Kekerasan terhadap pers ternyata masih banyak ditemukan di Indonesia. Berdasar data yang dimiliki Aliansi Jurnalis Indonesia (AJI), selama Mei 2017 sampai Mei 2018, 75 kasus kekerasan terhadap pers terjadi di berbagai kota. Angka tersebut naik dari periode sebelumnya yang hanya 72 kasus kekerasan pers.
Kekerasan fisik menjadi satu jenis kekerasan yang mendominasi. Mulai dari penyeretan, pemukulan, dan juga pengeroyokan. Selanjutnya adalah pengusiran.
Oknum kepolisian menjadi pihak yang paling banyak melakukan kekerasan terhadap pers.
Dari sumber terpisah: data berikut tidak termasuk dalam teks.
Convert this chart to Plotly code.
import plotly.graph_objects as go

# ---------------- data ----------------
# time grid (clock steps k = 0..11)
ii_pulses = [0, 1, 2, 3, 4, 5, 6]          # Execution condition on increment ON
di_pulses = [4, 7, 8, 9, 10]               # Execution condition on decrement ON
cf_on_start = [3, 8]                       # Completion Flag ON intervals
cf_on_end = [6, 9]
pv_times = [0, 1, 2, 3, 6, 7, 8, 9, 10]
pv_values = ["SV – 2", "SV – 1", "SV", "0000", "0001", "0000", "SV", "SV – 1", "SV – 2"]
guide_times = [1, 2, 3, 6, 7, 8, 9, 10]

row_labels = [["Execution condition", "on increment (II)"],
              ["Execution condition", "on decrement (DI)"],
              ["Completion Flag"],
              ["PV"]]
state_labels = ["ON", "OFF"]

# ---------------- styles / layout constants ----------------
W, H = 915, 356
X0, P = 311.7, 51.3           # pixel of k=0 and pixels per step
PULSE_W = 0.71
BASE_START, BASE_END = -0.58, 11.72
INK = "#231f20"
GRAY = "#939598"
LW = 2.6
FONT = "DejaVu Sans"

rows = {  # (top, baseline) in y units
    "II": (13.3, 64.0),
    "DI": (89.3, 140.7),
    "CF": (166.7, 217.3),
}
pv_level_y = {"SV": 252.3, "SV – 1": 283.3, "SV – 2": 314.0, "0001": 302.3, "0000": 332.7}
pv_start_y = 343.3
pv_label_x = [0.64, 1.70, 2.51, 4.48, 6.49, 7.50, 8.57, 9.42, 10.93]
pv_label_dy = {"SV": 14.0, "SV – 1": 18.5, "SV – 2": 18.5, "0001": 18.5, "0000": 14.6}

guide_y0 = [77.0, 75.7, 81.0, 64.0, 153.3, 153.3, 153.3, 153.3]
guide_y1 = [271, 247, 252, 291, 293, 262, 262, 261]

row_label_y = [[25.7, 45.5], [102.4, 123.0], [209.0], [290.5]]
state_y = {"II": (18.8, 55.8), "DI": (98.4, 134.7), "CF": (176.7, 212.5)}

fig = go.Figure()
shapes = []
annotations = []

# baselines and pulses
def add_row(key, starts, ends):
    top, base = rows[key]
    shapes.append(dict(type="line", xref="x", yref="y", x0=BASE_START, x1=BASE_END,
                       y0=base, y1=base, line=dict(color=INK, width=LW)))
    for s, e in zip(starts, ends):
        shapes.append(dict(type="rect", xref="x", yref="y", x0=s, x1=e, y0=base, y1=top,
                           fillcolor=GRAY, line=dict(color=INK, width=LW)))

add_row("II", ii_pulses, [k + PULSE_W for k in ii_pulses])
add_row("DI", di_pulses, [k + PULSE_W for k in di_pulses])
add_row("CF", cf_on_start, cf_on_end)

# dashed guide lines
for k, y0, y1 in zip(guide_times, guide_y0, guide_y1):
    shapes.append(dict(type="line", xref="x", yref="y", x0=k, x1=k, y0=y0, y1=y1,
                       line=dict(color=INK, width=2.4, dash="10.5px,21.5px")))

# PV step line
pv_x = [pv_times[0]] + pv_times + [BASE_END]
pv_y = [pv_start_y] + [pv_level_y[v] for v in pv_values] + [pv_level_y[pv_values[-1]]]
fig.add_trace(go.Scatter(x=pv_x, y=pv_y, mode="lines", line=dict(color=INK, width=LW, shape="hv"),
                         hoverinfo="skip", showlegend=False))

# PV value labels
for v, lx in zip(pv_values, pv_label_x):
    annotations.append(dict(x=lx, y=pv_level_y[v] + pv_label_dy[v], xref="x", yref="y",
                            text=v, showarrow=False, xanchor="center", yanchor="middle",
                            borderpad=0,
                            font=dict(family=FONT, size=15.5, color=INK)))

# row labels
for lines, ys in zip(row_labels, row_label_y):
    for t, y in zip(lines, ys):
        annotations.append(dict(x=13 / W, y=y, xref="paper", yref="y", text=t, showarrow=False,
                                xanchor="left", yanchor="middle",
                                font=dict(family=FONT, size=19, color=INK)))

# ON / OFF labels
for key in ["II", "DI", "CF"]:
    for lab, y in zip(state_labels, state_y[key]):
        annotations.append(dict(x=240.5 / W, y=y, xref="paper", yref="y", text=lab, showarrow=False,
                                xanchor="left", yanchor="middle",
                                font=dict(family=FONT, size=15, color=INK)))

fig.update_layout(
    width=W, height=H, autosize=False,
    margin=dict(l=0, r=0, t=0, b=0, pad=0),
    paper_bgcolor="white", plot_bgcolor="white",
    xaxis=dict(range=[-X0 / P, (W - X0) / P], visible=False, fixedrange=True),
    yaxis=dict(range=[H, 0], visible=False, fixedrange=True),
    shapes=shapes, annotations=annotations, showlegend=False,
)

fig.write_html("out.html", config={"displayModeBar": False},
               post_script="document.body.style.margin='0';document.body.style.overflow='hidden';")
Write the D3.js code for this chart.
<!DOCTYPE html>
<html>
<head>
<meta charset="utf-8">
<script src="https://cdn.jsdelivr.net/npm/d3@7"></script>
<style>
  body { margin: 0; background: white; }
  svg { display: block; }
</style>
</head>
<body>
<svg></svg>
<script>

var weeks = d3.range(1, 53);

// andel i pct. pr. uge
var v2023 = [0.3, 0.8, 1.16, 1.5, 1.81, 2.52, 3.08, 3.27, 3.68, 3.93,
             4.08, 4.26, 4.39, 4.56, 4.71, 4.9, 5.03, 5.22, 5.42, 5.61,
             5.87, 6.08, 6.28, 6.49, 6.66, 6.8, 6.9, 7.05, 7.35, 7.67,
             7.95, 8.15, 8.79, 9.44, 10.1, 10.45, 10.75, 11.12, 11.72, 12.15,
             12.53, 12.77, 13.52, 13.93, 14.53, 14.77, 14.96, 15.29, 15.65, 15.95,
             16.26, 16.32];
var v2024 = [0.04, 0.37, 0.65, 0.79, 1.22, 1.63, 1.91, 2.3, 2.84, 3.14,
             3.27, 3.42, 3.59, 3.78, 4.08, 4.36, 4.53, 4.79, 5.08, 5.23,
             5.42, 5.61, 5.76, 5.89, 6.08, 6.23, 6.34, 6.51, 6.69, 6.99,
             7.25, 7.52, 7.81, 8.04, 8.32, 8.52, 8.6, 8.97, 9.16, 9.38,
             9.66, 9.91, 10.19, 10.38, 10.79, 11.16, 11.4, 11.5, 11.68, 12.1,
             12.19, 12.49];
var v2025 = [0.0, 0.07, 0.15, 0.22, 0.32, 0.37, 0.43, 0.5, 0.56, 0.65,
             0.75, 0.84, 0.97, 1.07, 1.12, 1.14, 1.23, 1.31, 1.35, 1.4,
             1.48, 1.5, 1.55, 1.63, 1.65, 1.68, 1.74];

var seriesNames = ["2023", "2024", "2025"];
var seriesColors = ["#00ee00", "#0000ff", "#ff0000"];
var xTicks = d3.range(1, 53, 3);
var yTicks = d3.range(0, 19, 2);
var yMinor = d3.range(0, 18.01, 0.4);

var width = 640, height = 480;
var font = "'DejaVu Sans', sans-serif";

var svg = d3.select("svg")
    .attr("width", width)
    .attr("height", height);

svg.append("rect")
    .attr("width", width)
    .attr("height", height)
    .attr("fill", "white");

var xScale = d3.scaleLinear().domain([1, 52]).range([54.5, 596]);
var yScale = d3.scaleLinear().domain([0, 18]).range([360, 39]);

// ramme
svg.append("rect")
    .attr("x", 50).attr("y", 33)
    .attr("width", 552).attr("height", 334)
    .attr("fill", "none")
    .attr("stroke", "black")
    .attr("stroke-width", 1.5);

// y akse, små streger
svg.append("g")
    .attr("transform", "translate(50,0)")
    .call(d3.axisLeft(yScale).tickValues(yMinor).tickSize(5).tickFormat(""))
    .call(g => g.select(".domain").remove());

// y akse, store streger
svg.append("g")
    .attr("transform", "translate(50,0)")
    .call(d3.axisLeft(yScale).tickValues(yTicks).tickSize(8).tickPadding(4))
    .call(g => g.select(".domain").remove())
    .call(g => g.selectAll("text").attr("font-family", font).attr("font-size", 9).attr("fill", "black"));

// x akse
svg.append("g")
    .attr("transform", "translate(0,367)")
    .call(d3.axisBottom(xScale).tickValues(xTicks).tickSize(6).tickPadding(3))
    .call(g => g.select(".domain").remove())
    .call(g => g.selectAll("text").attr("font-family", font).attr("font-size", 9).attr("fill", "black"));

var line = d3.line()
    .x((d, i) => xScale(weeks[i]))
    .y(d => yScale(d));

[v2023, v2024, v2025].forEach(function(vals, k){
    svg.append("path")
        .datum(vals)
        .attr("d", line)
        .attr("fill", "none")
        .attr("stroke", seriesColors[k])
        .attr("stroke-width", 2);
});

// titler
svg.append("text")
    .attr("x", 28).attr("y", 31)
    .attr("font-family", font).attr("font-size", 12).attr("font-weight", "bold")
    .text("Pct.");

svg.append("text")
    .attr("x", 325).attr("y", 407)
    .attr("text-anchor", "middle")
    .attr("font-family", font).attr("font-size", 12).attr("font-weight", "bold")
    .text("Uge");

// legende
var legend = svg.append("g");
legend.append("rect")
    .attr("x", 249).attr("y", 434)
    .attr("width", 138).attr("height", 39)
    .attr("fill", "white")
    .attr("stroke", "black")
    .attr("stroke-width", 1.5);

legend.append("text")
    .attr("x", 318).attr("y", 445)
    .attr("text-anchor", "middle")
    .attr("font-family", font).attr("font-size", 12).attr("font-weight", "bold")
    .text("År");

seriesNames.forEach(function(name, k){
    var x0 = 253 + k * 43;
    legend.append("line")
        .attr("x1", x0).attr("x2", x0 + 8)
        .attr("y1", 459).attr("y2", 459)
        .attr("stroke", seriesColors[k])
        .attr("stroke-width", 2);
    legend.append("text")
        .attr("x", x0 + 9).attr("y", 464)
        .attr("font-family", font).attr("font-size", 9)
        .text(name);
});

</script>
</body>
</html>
Selama satu periode pengamatan AJI, 24 kasus kekerasan dilakukan oknum polisi, 16 kasus kekerasan dilakukan oknum pejabat pemerintah, dan delapan kasus kekerasan dilakukan oknum anggota organisasi masyarakat (ormas).
Ketua AJI, Abdul Manan mengatakan beberapa kasus kekerasan pers yang melibatkan polisi pun tidak diusut hingga tuntas. Oleh karena itu, AJI beranggapan perlu adanya perbaikan internal dari institusi kepolisian itu sendiri.
“AJI mendorong polisi melakukan perbaikan internal untuk meminimalisir kekerasan. Memberikan pemahaman kepada personilnya untuk menyadari melakukan kekerasan itu melanggar hukum,” ujarnya kepada wartawan, Kamis (3/5) di Jakarta.
Dari banyaknya kasus-kasus yang terjadi pada para pewarta menunjukan, Indonesia belum sepenuhnya mempraktikan kebebasan pers. Beberapa Undang-Undang yang ada justru tidak mendukung kebebasan pers di negara ini.
Ada beberapa pasal yang berpotensi mempidanakan pewarta dalam KUHP, seperti pencemaran nama baik. Menjadi salah satu bukti belum adanya dukungan terhadap kebebasan pers. UU ITE dan pornografi pun masih menegaskan adanya pidana yang berpotensi diberlakukan kepada pewarta.
Sementara itu, Reporters Without Borders (RSF) mencatat peringkat Indonesia pada urutan ke 124 di tingkat internasional dalam penerapan kebebasan pers. Peringkat tersebut sama dengan 2017 lalu. Hal itu semakin menunjukan Indonesia masih belum menerapkan kebebasan pers.